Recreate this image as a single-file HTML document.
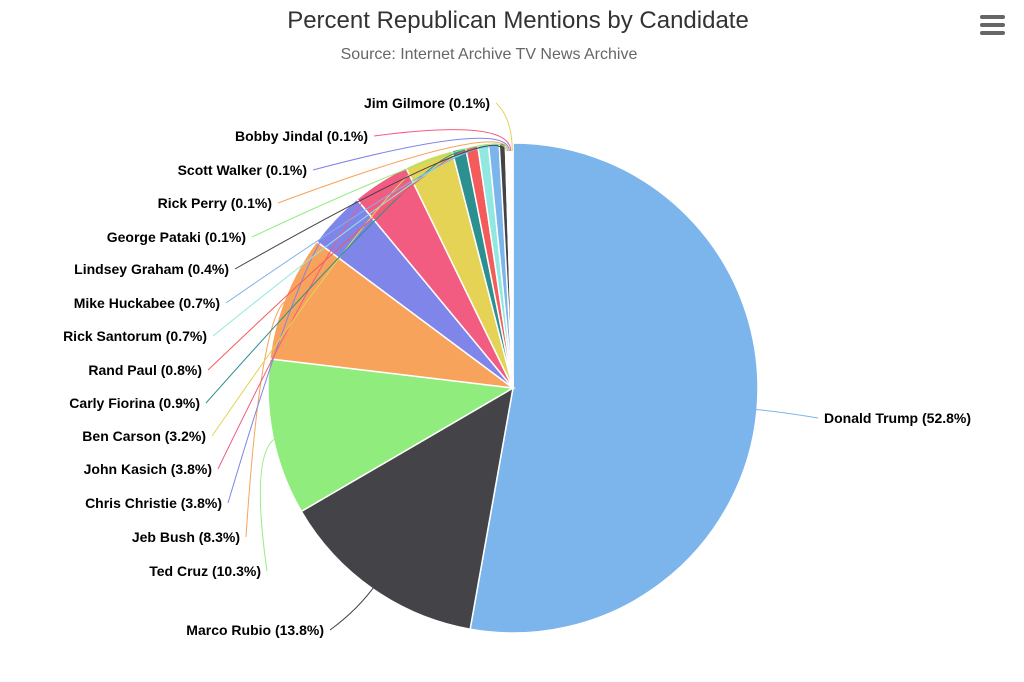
<!DOCTYPE html>
<html><head><meta charset="utf-8"><style>
body{margin:0;background:#fff;width:1024px;height:682px;overflow:hidden;font-family:"Liberation Sans",Arial,sans-serif}
svg{display:block}
</style></head><body>
<svg id="chart" width="1024" height="682" xmlns="http://www.w3.org/2000/svg">
<text x="518" y="28" text-anchor="middle" font-size="24" fill="#333">Percent Republican Mentions by Candidate</text>
<text x="489" y="59" text-anchor="middle" font-size="16" fill="#666">Source: Internet Archive TV News Archive</text>
<g>
<rect x="980" y="15" width="25" height="4" rx="2" fill="#666"/>
<rect x="980" y="23" width="25" height="4" rx="2" fill="#666"/>
<rect x="980" y="31" width="25" height="4" rx="2" fill="#666"/>
</g>
<g id="slices"></g><g id="conns"></g><g id="labels"></g>
</svg>
<script>
const names=["Donald Trump","Marco Rubio","Ted Cruz","Jeb Bush","Chris Christie","John Kasich","Ben Carson","Carly Fiorina","Rand Paul","Rick Santorum","Mike Huckabee","Lindsey Graham","George Pataki","Rick Perry","Scott Walker","Bobby Jindal","Jim Gilmore"];
const values=[52.8,13.8,10.3,8.3,3.8,3.8,3.2,0.9,0.8,0.7,0.7,0.4,0.1,0.1,0.1,0.1,0.1];
const colors=["#7cb5ec","#434348","#90ed7d","#f7a35c","#8085e9","#f15c80","#e4d354","#2b908f","#f45b5b","#91e8e1","#7cb5ec","#434348","#90ed7d","#f7a35c","#8085e9","#f15c80","#e4d354"];
// label layout (pixel positions: anchor end x and baseline y)
const labelPos=[[824,423,"start"],[324,635,"end"],[261,576,"end"],[240,542,"end"],[222,508,"end"],[212,474,"end"],[206,441,"end"],[200,408,"end"],[202,375,"end"],[207,341,"end"],[220,308,"end"],[229,274,"end"],[246,242,"end"],[272,208,"end"],[307,175,"end"],[368,141,"end"],[490,108,"end"]];
const cx=513,cy=388,R=245,NS="http://www.w3.org/2000/svg";
const total=values.reduce((a,b)=>a+b,0);
function pt(a,r){return [cx+r*Math.sin(a),cy-r*Math.cos(a)];}
let a0=0;
const gs=document.getElementById('slices'),gc=document.getElementById('conns'),gl=document.getElementById('labels');
values.forEach((v,i)=>{
  const a1=a0+v/total*2*Math.PI;
  const p0=pt(a0,R),p1=pt(a1,R),large=(a1-a0)>Math.PI?1:0;
  const s=document.createElementNS(NS,'path');
  s.setAttribute('d',`M${cx},${cy}L${p0[0]},${p0[1]}A${R},${R} 0 ${large} 1 ${p1[0]},${p1[1]}Z`);
  s.setAttribute('fill',colors[i]);s.setAttribute('stroke','#fff');s.setAttribute('stroke-width','1.5');
  
  
  gs.appendChild(s);
  const am=(a0+a1)/2,e=pt(am,R-8),c=pt(am,R+25);
  const lp=labelPos[i];
  const lx=lp[2]==="end"?lp[0]+6:lp[0]-6,ly=lp[1]-5;
  const ln=document.createElementNS(NS,'path');
  ln.setAttribute('d',`M${lx},${ly}Q${c[0]},${c[1]} ${e[0]},${e[1]}`);
  ln.setAttribute('fill','none');ln.setAttribute('stroke',colors[i]);ln.setAttribute('stroke-width','1');
  
  
  gc.appendChild(ln);
  const t=document.createElementNS(NS,'text');
  t.setAttribute('x',lp[0]);t.setAttribute('y',lp[1]);t.setAttribute('text-anchor',lp[2]);
  t.setAttribute('font-size','14');t.setAttribute('font-weight','bold');t.setAttribute('fill','#000');
  t.textContent=names[i]+" ("+v.toFixed(1)+"%)";
  
  
  gl.appendChild(t);
  a0=a1;
});
</script>
</body></html>
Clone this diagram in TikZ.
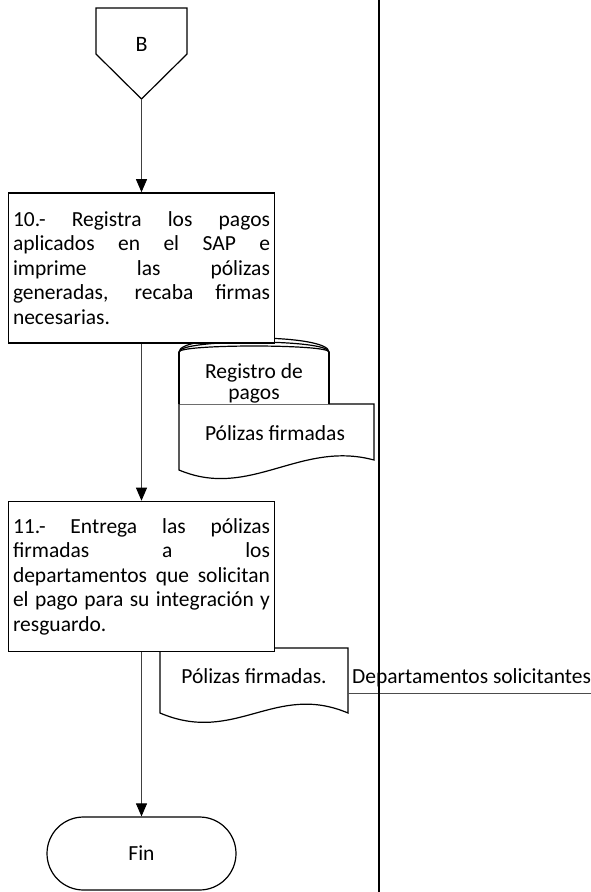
\documentclass[tikz,border=0pt]{standalone}
\usepackage{fontspec}
\setmainfont{Carlito}
\usetikzlibrary{arrows.meta}
\begin{document}
\begin{tikzpicture}[x=1pt,y=-1pt,
  conn/.style={draw=black!75, line width=0.9pt, -{Triangle[length=13pt,width=11pt,color=black]}},
  procbox/.style={draw, line width=1.6pt, fill=white, minimum width=266pt, minimum height=150pt,
    text width=257pt, inner xsep=4.5pt, inner ysep=0pt, align=justify, font=\fontsize{21.5}{24.5}\selectfont},
  shapeline/.style={line width=1.2pt},
  lbl/.style={font=\fontsize{21.5}{22}\selectfont, inner sep=0pt},
  thinline/.style={draw=black!70, line width=0.8pt},
]
\useasboundingbox (0,0) rectangle (591,892);

% off-page connector B
\draw[shapeline, fill=white] (96,8) -- (187,8) -- (187,54) -- (141.5,99) -- (96,54) -- cycle;
\node[lbl, font=\fontsize{22}{22}\selectfont] (B) at (141.5,44) {B};
\coordinate (Btip) at (141.5,99);

% document 1 (Polizas firmadas)
\draw[shapeline, fill=white] (179,404) -- (374,404) -- (374,460)
  .. controls (300,440) and (250,500) .. (179,470) -- cycle;
\node[lbl, anchor=base] (doc1) at (275,440) {Pólizas firmadas};

% data store (Registro de pagos)
\fill[white] (179,352) .. controls (179,333.3) and (329,333.3) .. (329,352) -- (329,404) -- (179,404) -- cycle;
\draw[shapeline] (179,352) -- (179,404);
\draw[shapeline] (329,352) -- (329,404);
\draw[shapeline] (179,352) .. controls (179,333.3) and (329,333.3) .. (329,352);
\draw[shapeline] (179,352) .. controls (179,338.7) and (329,338.7) .. (329,352);
\draw[shapeline] (179,352) .. controls (179,344) and (329,344) .. (329,352);
\node[lbl, anchor=base] (reg1) at (254,378) {Registro de};
\node[lbl, anchor=base] (reg2) at (254,399) {pagos};

% process 10
\node[procbox] (p10) at (141.5,268) {10.- Registra los pagos\linebreak aplicados en el SAP e\linebreak imprime las pólizas\linebreak generadas, recaba firmas\linebreak necesarias.};

% document 2
\draw[shapeline, fill=white] (160,648) -- (348,648) -- (348,713)
  .. controls (275,682) and (235,745) .. (160,713) -- cycle;
\node[lbl, anchor=base] (doc2) at (254,683) {Pólizas firmadas.};

% process 11
\node[procbox] (p11) at (141.5,576.5) {11.- Entrega las pólizas\linebreak firmadas a los\linebreak departamentos que solicitan\linebreak el pago para su integración y\linebreak resguardo.};

% terminal Fin
\node[draw, shapeline, fill=white, rounded corners=36.5pt, minimum width=189pt, minimum height=73pt,
  inner sep=0pt, font=\fontsize{21.5}{22}\selectfont] (fin) at (141.5,853.5) {Fin};

% annotation
\node[lbl, anchor=base west] (dep) at (352,683) {Departamentos solicitantes};
\coordinate (annL) at (348,693);
\coordinate (annR) at (591,693);
\draw[thinline] (annL) -- (annR);

% lane separator
\draw[line width=2.4pt] (379,0) -- (379,892);

% connectors
\draw[conn] (Btip) -- (p10);
\draw[conn] (p10) -- (p11);
\draw[conn] (p11) -- (fin);
\end{tikzpicture}
\end{document}
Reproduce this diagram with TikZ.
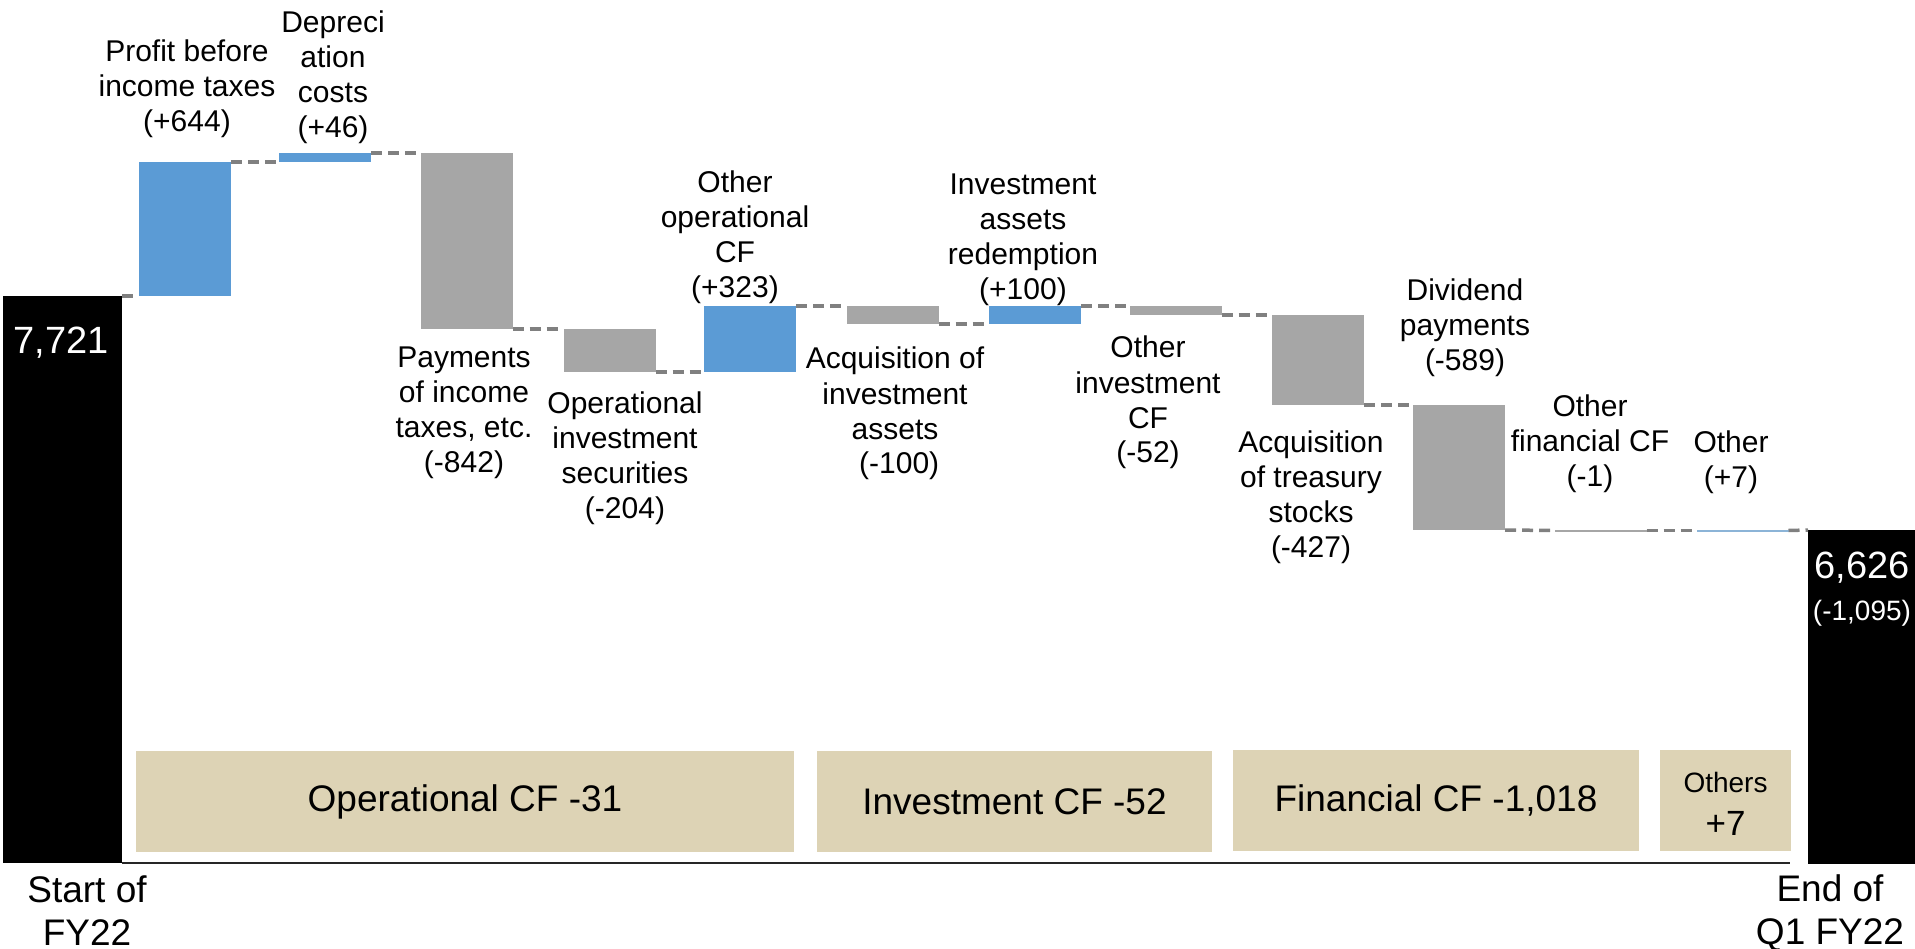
\documentclass[tikz,border=0pt]{standalone}
\usepackage{fontspec}
\setmainfont{Liberation Sans}
\definecolor{cblue}{RGB}{91,155,213}
\definecolor{cgray}{RGB}{166,166,166}
\definecolor{ctan}{RGB}{221,211,181}
\definecolor{cdash}{RGB}{128,128,128}
\definecolor{clblue}{RGB}{140,180,215}
\begin{document}
\begin{tikzpicture}[x=1pt,y=-1pt,
  bar/.style={inner sep=0pt, outer sep=0pt, draw=none, minimum width=92pt},
  conn/.style={draw=cdash, line width=3.5pt, dash pattern=on 11pt off 6pt},
  lbl/.style={anchor=base, align=center, inner sep=0pt, font=\fontsize{30}{35}\selectfont},
  catbox/.style={fill=ctan, inner sep=0pt, outer sep=0pt, minimum height=101pt, font=\fontsize{37}{43}\selectfont},
  endlbl/.style={anchor=base, align=center, inner sep=0pt, font=\fontsize{37}{43}\selectfont},
  axisline/.style={draw=black!85, line width=2pt}]
\useasboundingbox (0,0) rectangle (1915,949);
% category boxes
\node[catbox, minimum width=658pt] (cop) at (465,801.5) {Operational CF -31};
\node[catbox, minimum width=395pt] (cinv) at (1014.5,801.5) {Investment CF -52};
\node[catbox, minimum width=406pt] (cfin) at (1436,800.5) {Financial CF -1,018};
\node[catbox, minimum width=131pt] (coth) at (1725.5,800.5) {};
\node[anchor=base, inner sep=0pt, font=\fontsize{28}{30}\selectfont] (cothA) at (1725.5,792) {Others};
\node[anchor=base, inner sep=0pt, font=\fontsize{35}{40}\selectfont] (cothB) at (1725.5,835) {+7};
% bars
\node[bar, fill=black, minimum width=119pt, minimum height=567pt] (start) at (62.5,579.5) {};
\node[bar, fill=cblue, minimum height=134pt] (profit) at (185,229) {};
\node[bar, fill=cblue, minimum height=9pt] (depr) at (325,157.5) {};
\node[bar, fill=cgray, minimum height=176pt] (pay) at (466.5,241) {};
\node[bar, fill=cgray, minimum height=43pt] (ois) at (609.5,350.5) {};
\node[bar, fill=cblue, minimum height=66pt] (oocf) at (750,339) {};
\node[bar, fill=cgray, minimum height=18pt] (acq) at (892.5,315) {};
\node[bar, fill=cblue, minimum height=18pt] (red) at (1035,315) {};
\node[bar, fill=cgray, minimum height=9pt] (oinv) at (1175.5,310.5) {};
\node[bar, fill=cgray, minimum height=90pt] (trs) at (1318,360) {};
\node[bar, fill=cgray, minimum height=125pt] (div) at (1459,467.5) {};
\node[bar, fill=cgray, minimum height=2pt] (ofin) at (1600.5,530.5) {};
\node[bar, fill=clblue, minimum height=2pt] (oth) at (1742.5,530.5) {};
\node[bar, fill=black, minimum width=107pt, minimum height=334pt] (end) at (1861.5,697) {};
% axis
\coordinate (axend) at (1790,863);
\draw[axisline] (start.south east) -- (axend);
% connectors
\draw[conn] (start.north east) -- (profit.south west);
\draw[conn] (profit.north east) -- (depr.south west);
\draw[conn] (depr.north east) -- (pay.north west);
\draw[conn] (pay.south east) -- (ois.north west);
\draw[conn] (ois.south east) -- (oocf.south west);
\draw[conn] (oocf.north east) -- (acq.north west);
\draw[conn] (acq.south east) -- (red.south west);
\draw[conn] (red.north east) -- (oinv.north west);
\draw[conn] (oinv.south east) -- (trs.north west);
\draw[conn] (trs.south east) -- (div.north west);
\draw[conn] (div.south east) -- (ofin.west);
\draw[conn] (ofin.east) -- (oth.west);
\draw[conn] (oth.east) -- (end.north west);
% totals
\node[anchor=base, inner sep=0pt, text=white, font=\fontsize{38}{40}\selectfont] (vstart) at (61,354) {7,721};
\node[anchor=base, inner sep=0pt, text=white, font=\fontsize{38}{40}\selectfont] (vend) at (1862,578) {6,626};
\node[anchor=base, inner sep=0pt, text=white, font=\fontsize{28}{30}\selectfont] (vdiff) at (1862,620) {(-1,095)};
% labels (anchored at the baseline of the last line)
\node[lbl] (lprofit) at (187,132) {Profit before\\income taxes\\(+644)};
\node[lbl] (ldepr) at (333,138) {Depreci\\ation\\costs\\(+46)};
\node[lbl] (lpay) at (464,472) {Payments\\of income\\taxes, etc.\\(-842)};
\node[lbl] (lois) at (625,518) {Operational\\investment\\securities\\(-204)};
\node[lbl] (loocf) at (735,298) {Other\\operational\\CF\\(+323)};
\node[lbl] (lacq) at (895,474) {Acquisition of\\investment\\assets\\\ (-100)};
\node[lbl] (lred) at (1023,300) {Investment\\assets\\redemption\\(+100)};
\node[lbl] (loinv) at (1148,463) {Other\\investment\\CF\\(-52)};
\node[lbl] (ltrs) at (1311,557) {Acquisition\\of treasury\\stocks\\(-427)};
\node[lbl] (ldiv) at (1465,371) {Dividend\\payments\\(-589)};
\node[lbl] (lofin) at (1590,486) {Other\\financial CF\\(-1)};
\node[lbl] (loth) at (1731,487) {Other\\(+7)};
\node[endlbl] (lstart) at (87,945) {Start of\\FY22};
\node[endlbl] (lend) at (1830,944) {End of\\Q1 FY22};
\end{tikzpicture}
\end{document}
______________________________
Check each line above for the string "this" and show the ones that have it.

▶ THE COMPLETED TASK
Recreate this image as a single-file HTML document.
Clone this diagram in TikZ.
Reproduce this diagram with TikZ.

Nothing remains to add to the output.